The attrition dilemma - a recent study from Deutsche Bank estimates that call center turnover rates in India exceed 50% annually and among IT engineers it's 15% to 30% annually, while salaries are growing by upwards of 15% annually - also poses an efficiency risk. For every employee that jumps ship, Peacock warned, another less qualified individual must be spun forward.

It's unclear to what extent the nation's leading fund firms are embracing offshore research. Officials at Boston-based Fidelity Investments, which just added about 50 analysts in Boston and is seeking more, said most of its research is conducted in-house.

"We have a significant research team here," said company spokesman Vin Loporchio. "Although we do use some third-party research, we wouldn't normally discuss where we obtain that research."

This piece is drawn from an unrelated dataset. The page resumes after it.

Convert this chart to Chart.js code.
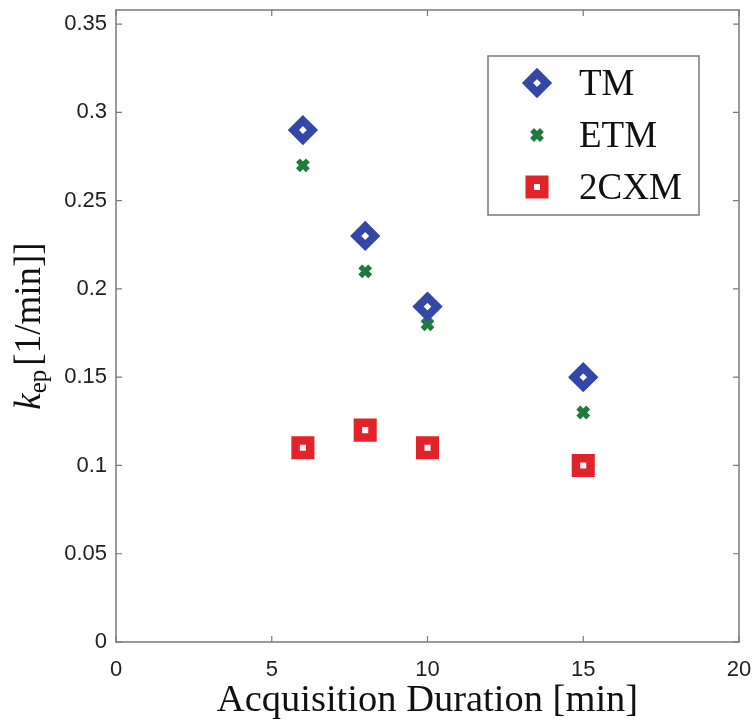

Another Boston shop, MFS Investments, relies on some outside research, said spokesman John Reilly, but "we're a company that's grounded in research, so we do most of it in-house." Reilly would not comment on where MFS obtains its third-party research. Putnam Investments in Boston did not return calls prior to deadline.

Janus Capital spokeswoman Shelley Peterson said the Denver firm conducts all of its research in-house. "Research is what we feel we do better than anyone else," she said. "We feel it's our core competency, and we feel it provides us with our competitive edge."